* [Requirement]: Take every line that has the string "with" and copy it out.

◇ ◇ ◇ ◇ ◇

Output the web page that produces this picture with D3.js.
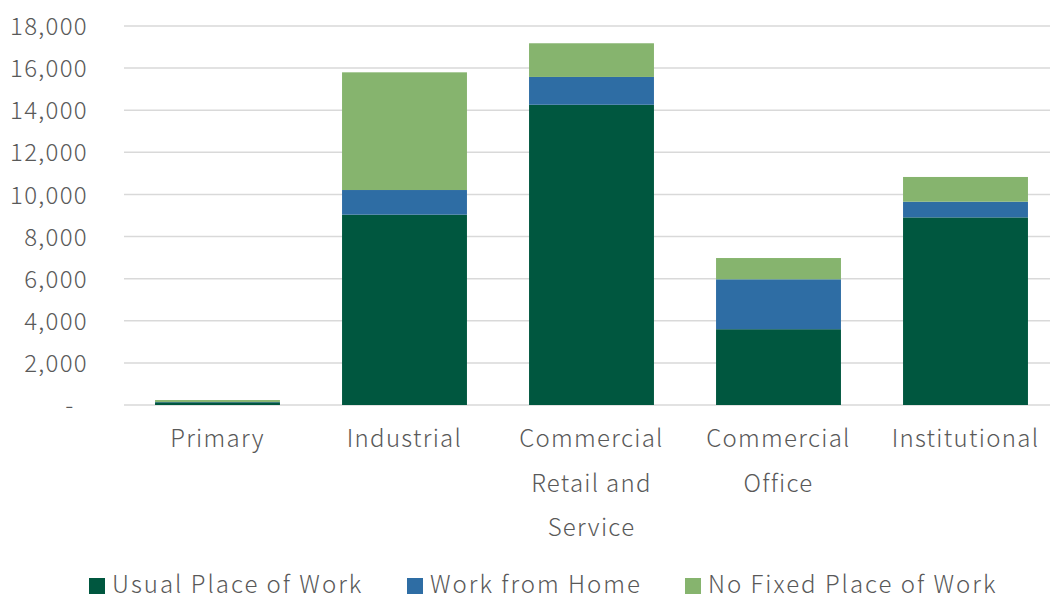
<!DOCTYPE html>
<html>
<head>
<meta charset="utf-8">
<script src="https://cdn.jsdelivr.net/npm/d3@7"></script>
<style>
  html, body { margin: 0; padding: 0; background: #fff; }
  svg text { font-family: "Noto Sans CJK JP", "Noto Sans", sans-serif; font-weight: 300; fill: #595959; letter-spacing: 1.3px; }
  svg text.legend-label { letter-spacing: 2px; }
</style>
</head>
<body>
<svg id="chart" width="1050" height="599"></svg>
<script>
// Workers by place-of-work type, per employment category
const categories = ["Primary", "Industrial", "Commercial Retail and Service", "Commercial Office", "Institutional"];
const categoryLines = [["Primary"], ["Industrial"], ["Commercial", "Retail and", "Service"], ["Commercial", "Office"], ["Institutional"]];
const seriesNames = ["Usual Place of Work", "Work from Home", "No Fixed Place of Work"];
const usualPlace = [130, 9040, 14260, 3600, 8910];
const workFromHome = [15, 1170, 1320, 2370, 745];
const noFixedPlace = [90, 5590, 1600, 1010, 1175];
const yTicks = [0, 2000, 4000, 6000, 8000, 10000, 12000, 14000, 16000, 18000];
const colors = ["#00573F", "#2E6DA4", "#86B46E"];

const svg = d3.select("#chart");

const x = d3.scaleBand().domain(categories).range([124, 1059]).paddingInner(0.332).paddingOuter(0.166);
const y = d3.scaleLinear().domain([0, 18000]).range([405, 26]);

// Gridlines
svg.append("g")
  .selectAll("line")
  .data(yTicks)
  .join("line")
  .attr("x1", 124).attr("x2", 1059)
  .attr("y1", d => y(d)).attr("y2", d => y(d))
  .attr("stroke", "#d9d9d9").attr("stroke-width", 1.5);

// Y axis labels
const fmt = d3.format(",");
const yAxis = d3.axisLeft(y).tickValues(yTicks).tickSize(0).tickPadding(0)
  .tickFormat(d => d === 0 ? "" : fmt(d));
const yG = svg.append("g").attr("transform", "translate(88,0)").call(yAxis);
yG.select(".domain").remove();
yG.selectAll("text").attr("font-size", 24).attr("dy", "0.36em").attr("font-family", null);
svg.append("text").attr("x", 70).attr("y", y(0)).attr("dy", "0.36em")
  .attr("text-anchor", "middle").attr("font-size", 24).text("-");

// Stacked bars
const rows = categories.map((c, i) => ({
  cat: c,
  "Usual Place of Work": usualPlace[i],
  "Work from Home": workFromHome[i],
  "No Fixed Place of Work": noFixedPlace[i]
}));
const stacked = d3.stack().keys(seriesNames)(rows);

svg.append("g")
  .selectAll("g")
  .data(stacked)
  .join("g")
  .attr("fill", (d, i) => colors[i])
  .selectAll("rect")
  .data(d => d)
  .join("rect")
  .attr("x", d => x(d.data.cat))
  .attr("width", x.bandwidth())
  .attr("y", d => y(d[1]))
  .attr("height", d => y(d[0]) - y(d[1]));

// Category labels
const catG = svg.append("g");
categories.forEach((c, i) => {
  const cx = x(c) + x.bandwidth() / 2;
  const t = catG.append("text").attr("text-anchor", "middle").attr("font-size", 24);
  categoryLines[i].forEach((line, j) => {
    t.append("tspan").attr("x", cx).attr("y", 447 + j * 44.5).text(line);
  });
});

// Legend
const legendX = [89, 407, 685];
const legend = svg.append("g");
seriesNames.forEach((name, i) => {
  legend.append("rect").attr("x", legendX[i]).attr("y", 578).attr("width", 16).attr("height", 16).attr("fill", colors[i]);
  legend.append("text").attr("class", "legend-label").attr("x", legendX[i] + 23).attr("y", 593).attr("font-size", 24).text(name);
});
</script>
</body>
</html>
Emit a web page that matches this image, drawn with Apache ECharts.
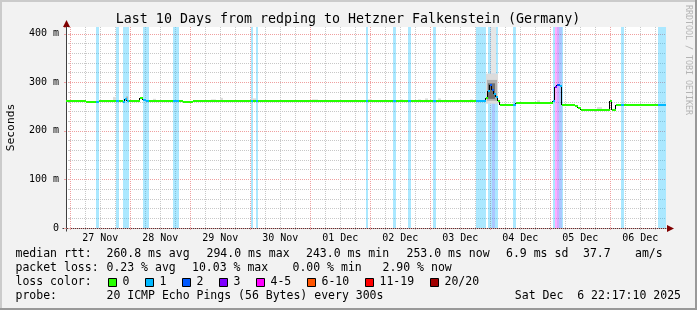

◇ ◇ ◇ ◇ ◇

* [Solution to this exercise]:
Output the web page that produces this picture with D3.js.
Emit a web page that matches this image, drawn with Apache ECharts.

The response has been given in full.